When I was teaching, there was a story going around -- evidently true -- about a school principal confronted with the sorts of issues in the paragraph above. Almost daily a parent would march in and attack some book in the school library. So this conscientious principal would promise to review the book, get it from the library and put it in his closet to wait until he had time to read it. When he moved on in a few years, some hapless person opened the closet door and was buried in the avalanche of books. This will not be a problem with ebooks: just hit delete. But why not censor at the point of objection? If one is offended, don’t read it. Of course, a lot of people are offended by the difficulty of mathematics and a certain part of education is learning things one doesn’t want to know.

Popular opinion suggests that dirty books sell better, but those who are experienced (I’m not, but I know people who are) suggest that this isn’t true. For one thing many consumers have gone to the image -- not sepia postcards of sinister men wearing nothing but socks with garters and doing things that experimenting children might think of, but videos that mix violence with graphic closeups. Tim Barrus suggests that today’s publishers are neither subtle nor leisurely enough to indulge in the irony of hoping books will be banned for the sake of publicity. Ray Stark, who with his wife wrote a witty pseudo-memoir of a porn queen, confided that they made only enough money for a nice vacation and it was such hard work that they really needed one. The real action now is not in suppression but in disclosure: government intrigues, corporate malfeasance, secret war negotiations and revisions. We’ve always known there was something going on. Leaks are the new pornography.

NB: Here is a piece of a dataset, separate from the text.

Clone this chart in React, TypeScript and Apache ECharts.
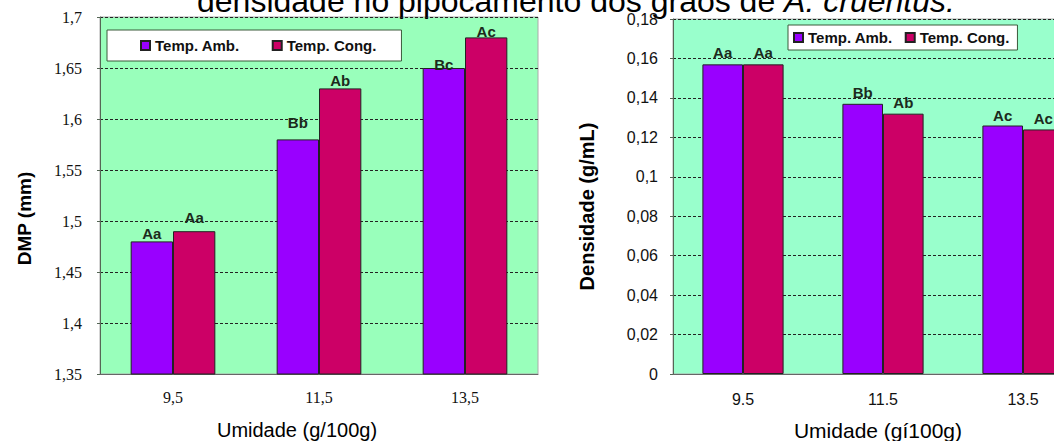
import React, { useEffect, useRef } from "react";
import * as echarts from "echarts";

const leftCategories = ["9,5", "11,5", "13,5"];
const rightCategories = ["9.5", "11.5", "13.5"];
const seriesNames = ["Temp. Amb.", "Temp. Cong."];

const dmpAmb = [1.48, 1.58, 1.65];
const dmpCong = [1.49, 1.63, 1.68];
const dmpLettersAmb = ["Aa", "Bb", "Bc"];
const dmpLettersCong = ["Aa", "Ab", "Ac"];

const densAmb = [0.157, 0.137, 0.126];
const densCong = [0.157, 0.132, 0.124];
const densLettersAmb = ["Aa", "Bb", "Ac"];
const densLettersCong = ["Aa", "Ab", "Ac"];

const dmpAxis = { min: 1.35, max: 1.7, interval: 0.05 };
const densAxis = { min: 0, max: 0.18, interval: 0.02 };

// label nudges (distance above bar top, px)
const dmpLiftAmb = [0, 9, -4];
const dmpLiftCong = [6, 0, -2];
const densLift = [4, 4, 3];

const SANS = '"Liberation Sans", Arial, sans-serif';
const SERIF = '"Liberation Serif", "Times New Roman", serif';
const PURPLE = "#9900FF";
const RED = "#CC0066";

const fmt = (v: number) => String(parseFloat(v.toFixed(3))).replace(".", ",");

export default function App() {
  const ref = useRef<HTMLDivElement>(null);
  useEffect(() => {
    if (!ref.current) return;
    const chart = echarts.init(ref.current, null, { renderer: "svg" });

    const labelBase = {
      show: true,
      position: "top",
      fontFamily: SANS,
      fontSize: 15,
      fontWeight: "bold",
      color: "#1c2a1c",
    };
    const mk = (vals: number[], letters: string[], lifts: number[]) =>
      vals.map((v, i) => ({ value: v, label: { formatter: letters[i], distance: lifts[i] } }));

    const barCommon = (color: string) => ({
      type: "bar",
      barGap: "0%",
      barCategoryGap: "42%",
      itemStyle: { color, borderColor: "#222", borderWidth: 1 },
      label: labelBase,
    });

    const legendCommon = {
      data: seriesNames,
      icon: "rect",
      itemWidth: 9,
      itemHeight: 9,
      backgroundColor: "#fff",
      borderColor: "#3a5a3a",
      borderWidth: 1,
      textStyle: { fontFamily: SANS, fontSize: 15, fontWeight: "bold", color: "#111", lineHeight: 15 },
    };

    const option: any = {
      animation: false,
      graphic: [
        {
          type: "text",
          x: 197,
          y: 17,
          style: {
            text: "{n|densidade no pipocamento dos grãos de }{i|A. cruentus.}",
            rich: {
              n: { fontFamily: SANS, fontSize: 32, fill: "#000" },
              i: { fontFamily: SANS, fontSize: 32, fontStyle: "italic", fill: "#000" },
            },
            align: "left",
            verticalAlign: "bottom",
            textAlign: "left",
            textVerticalAlign: "bottom",
          },
        },
      ],
      legend: [
        {
          ...legendCommon,
          left: 107,
          top: 30,
          padding: [8, 25, 8, 33],
          itemGap: 32,
        },
        {
          ...legendCommon,
          left: 788,
          top: 25,
          padding: [5, 8, 5, 5],
          itemGap: 12,
        },
      ],
      grid: [
        {
          left: 100,
          right: 516,
          top: 17,
          bottom: 67,
          show: true,
          backgroundColor: "#99FFBB",
          borderColor: "#aaa",
          borderWidth: 1,
          outerBoundsMode: "none",
        },
        {
          left: 673,
          right: -39,
          top: 19,
          bottom: 67,
          show: true,
          backgroundColor: "#99FFCC",
          borderColor: "#aaa",
          borderWidth: 1,
          outerBoundsMode: "none",
        },
      ],
      xAxis: [
        {
          type: "category",
          gridIndex: 0,
          data: leftCategories,
          axisLine: { lineStyle: { color: "#666" } },
          axisTick: { length: 5, lineStyle: { color: "#666" } },
          axisLabel: { fontFamily: SERIF, fontSize: 16, color: "#111", margin: 15 },
          name: "Umidade (g/100g)",
          nameLocation: "middle",
          nameGap: 46,
          nameTextStyle: { fontFamily: SANS, fontSize: 20, color: "#000", padding: [0, 44, 0, 0] },
        },
        {
          type: "category",
          gridIndex: 1,
          data: rightCategories,
          axisLine: { lineStyle: { color: "#666" } },
          axisTick: { length: 5, lineStyle: { color: "#666" } },
          axisLabel: { fontFamily: SANS, fontSize: 16, color: "#111", margin: 17 },
          name: "Umidade (gí100g)",
          nameLocation: "middle",
          nameGap: 46,
          nameTextStyle: { fontFamily: SANS, fontSize: 21, color: "#000", padding: [0, 10, 0, 0] },
        },
      ],
      yAxis: [
        {
          type: "value",
          gridIndex: 0,
          ...dmpAxis,
          axisLine: { show: true, lineStyle: { color: "#556655" } },
          axisTick: { show: true, length: 3, lineStyle: { color: "#556655" } },
          axisLabel: { fontFamily: SERIF, fontSize: 16, color: "#111", margin: 18, formatter: fmt },
          splitLine: { lineStyle: { color: "#222", type: [3, 2], width: 1 } },
          name: "DMP (mm)",
          nameLocation: "middle",
          nameGap: 66,
          nameTextStyle: { fontFamily: SANS, fontSize: 19, fontWeight: "bold", color: "#000", padding: [0, 46, 0, 0] },
        },
        {
          type: "value",
          gridIndex: 1,
          ...densAxis,
          axisLine: { show: true, lineStyle: { color: "#556655" } },
          axisTick: { show: true, length: 3, lineStyle: { color: "#556655" } },
          axisLabel: { fontFamily: SANS, fontSize: 16, color: "#111", margin: 15, formatter: fmt },
          splitLine: { lineStyle: { color: "#222", type: [3, 2], width: 1 } },
          name: "Densidade (g/mL)",
          nameLocation: "middle",
          nameGap: 76,
          nameTextStyle: { fontFamily: SANS, fontSize: 20, fontWeight: "bold", color: "#000", padding: [0, 20, 0, 0] },
        },
      ],
      series: [
        { ...barCommon(PURPLE), name: seriesNames[0], xAxisIndex: 0, yAxisIndex: 0, data: mk(dmpAmb, dmpLettersAmb, dmpLiftAmb) },
        { ...barCommon(RED), name: seriesNames[1], xAxisIndex: 0, yAxisIndex: 0, data: mk(dmpCong, dmpLettersCong, dmpLiftCong) },
        { ...barCommon(PURPLE), name: seriesNames[0], xAxisIndex: 1, yAxisIndex: 1, data: mk(densAmb, densLettersAmb, densLift) },
        { ...barCommon(RED), name: seriesNames[1], xAxisIndex: 1, yAxisIndex: 1, data: mk(densCong, densLettersCong, densLift) },
      ],
    };
    chart.setOption(option);
    return () => chart.dispose();
  }, []);
  return (
    <div
      ref={ref}
      style={{ position: "fixed", left: 0, top: 0, width: 1054, height: 441, background: "#fff" }}
    />
  );
}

In a world where Wikipedia will tell you all the things that we used to try to look up in the dictionary (with very little luck), and supply graphic full-color illustrations of genitalia, death and money are still mysterious. In the end “banned books” have been crowded aside by TMI. The sweet-faced girl whose mother didn’t want her to read “Fools Crow” is fond of obscene ghetto-blaster music.

So what can “Banned Book Week” possibly be about now? The same things that most human strategies are about: class, prestige, control -- all more closely related to money than to sex. Our problem now is not how to get past guardians of decency at major publishing houses. Our problem is how to find the things worth reading, writing that tell the truth even if it has to be framed as a fantasy or a lie to protect the author. Printed books were a three-handed game: author, reader and intermediary supplier of capital to pay for printing and distributing the actual object. Then the poker game became crowded: critic, official regulator (especially at the international border since obscenity is local), marketing specialist, and corporate investor. Now the table is overturned and we’re back to only TWO intact players: author and reader, though some of us play solitaire.

Now it’s needle in the haystack. The new currency is time. The aggregator and the curator -- those who survey and sift -- are more important than ever but there's no money in it. The author writes in images and sound as much as print. No one can tell whether readers are lumping or splitting -- are they now content to read what the trendy media suggests, quite aside from issues of obscenity? Or are they putting up their own pickets in order to avoid what upsets them or seems dangerous? Are they reading to escape reality or to discover reality? What are we banning to keep from knowing?